If you are like me, then your Google Account is something that can tell a lot about you. It contains a lot of personal (and sometimes sensitive) information that you would rather not share with anybody.
Along with the usual Gmail, Calendar, Google Search and YouTube, I use Drive, Analytics, Webmaster Tools, AdWords, Play, Google+, Wallet, Helpouts, Hangouts, Keep and Android. If someone would get access to all of it, as much as I hate this, they would get access to a major part of my personal and work life.
Fortunately, for all of us Google addicts, there is a way to protect your Google account from being hacked or stolen. Follow the next few steps to make your account will be hacker-proof.
Table of Contents
Choose a secure password
A password is the first layer of security to your Google account. And you have to make sure that it is secure enough to not get hacked, but still simple enough for you to memorise it (or use a password manager).
Using the following things in your password will definitely make it more secure:
- Lower- and upper case letters
- Special characters like *, %, &, space etc.
A nice tool to create secure passwords is this generator. Just choose how many characters you want your password to be and press “generate”.
Enable 2-step verification
Once your front row is protected, it’s time to cover your back. If you want to add another layer of protection to your account you have to enable the so-called “2-step verification”. Enabling this feature will protect your account even if your password got stolen or hacked.
Once enabled, every time you log into your Google account on a new device (or even every time), you get a special code either via SMS, voice call or the Google Authenticator app for iOS, Android & BlackBerry.

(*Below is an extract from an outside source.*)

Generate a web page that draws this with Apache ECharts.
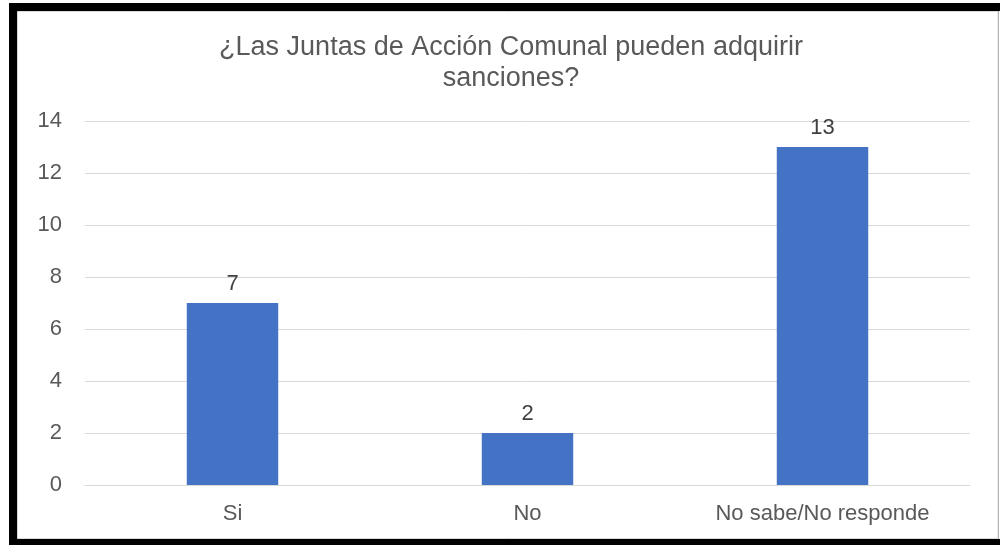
<!DOCTYPE html>
<html>
<head>
<meta charset="utf-8">
<script src="https://cdn.jsdelivr.net/npm/echarts@6/dist/echarts.min.js"></script>
<style>html,body{margin:0;padding:0;background:#fff;}#c{width:1000px;height:545px;}</style>
</head>
<body>
<div id="c"></div>
<script>
const titleText = '¿Las Juntas de Acción Comunal pueden adquirir\nsanciones?';
const categories = ['Si', 'No', 'No sabe/No responde'];
const values = [7, 2, 13];
const yTicks = [0, 2, 4, 6, 8, 10, 12, 14];

const chart = echarts.init(document.getElementById('c'), null, {renderer: 'canvas'});
const FONT = 'Liberation Sans';
chart.setOption({
  animation: false,
  backgroundColor: '#ffffff',
  graphic: [
    {type: 'rect', z: -100, silent: true, shape: {x: 9, y: 3, width: 1010, height: 560}, style: {fill: '#000000'}},
    {type: 'rect', z: -99, silent: true, shape: {x: 17.5, y: 11.5, width: 980.5, height: 527}, style: {fill: '#ffffff', stroke: '#d9d9d9', lineWidth: 1}},
    {type: 'rect', z: -98, silent: true, shape: {x: 998.5, y: 11, width: 5, height: 528}, style: {fill: '#ffffff'}}
  ],
  title: {
    text: titleText,
    left: 511,
    top: 32,
    padding: 0,
    textAlign: 'center',
    textStyle: {fontFamily: FONT, fontSize: 27, fontWeight: 'normal', color: '#595959', lineHeight: 31}
  },
  grid: {left: 85, right: 30, top: 121, bottom: 60, containLabel: false},
  xAxis: {
    type: 'category',
    data: categories,
    axisLine: {show: true, lineStyle: {color: '#d9d9d9', width: 1}},
    axisTick: {show: false},
    axisLabel: {fontFamily: FONT, fontSize: 22, color: '#595959', margin: 18}
  },
  yAxis: {
    type: 'value',
    min: yTicks[0],
    max: yTicks[yTicks.length - 1],
    interval: 2,
    axisLine: {show: false},
    axisTick: {show: false},
    axisLabel: {fontFamily: FONT, fontSize: 22, color: '#595959', margin: 23},
    splitLine: {lineStyle: {color: '#d9d9d9', width: 1}}
  },
  series: [{
    type: 'bar',
    data: values,
    barWidth: '31%',
    itemStyle: {color: '#4472c4'},
    label: {show: true, position: 'top', distance: 8, fontFamily: FONT, fontSize: 22, color: '#404040'}
  }]
});
</script>
</body>
</html>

To enable 2-step verification, simply follow Google’s instructions. It’s very simple to do and takes only a couple of minutes.
Check what apps have access to your Google account
Every time you use a third-party app that needs some sort of data from your Google account, you give it access to it. It’s possible that you lose track of all the apps you gave access to your Google account and you probably don’t remember which ones you gave access to your account.
Check out this page to see what apps have authorised access to your Google account and revoke it from the ones you don’t need or use anymore.
Never type in your password on other websites
You will probably think “duh, I’d never be stupid enough to do this”. But you are probably not aware of the fact that some smart-ass scammers create pages that look just like one of Google’s services and ask you to log in. And you really don’t want that to happen.
If any website asks you to log into your Google account, check the address bar and look for something like “https://*****.google.com/*”. This is a sign that it’s indeed Google that asks you to log in and not some kind of scammer.
Investing just a couple of minutes into securing your Google account could possibly save your ass. If you don’t do this and someone hacks and steals your account you will regret not enabling this 2-step verification process.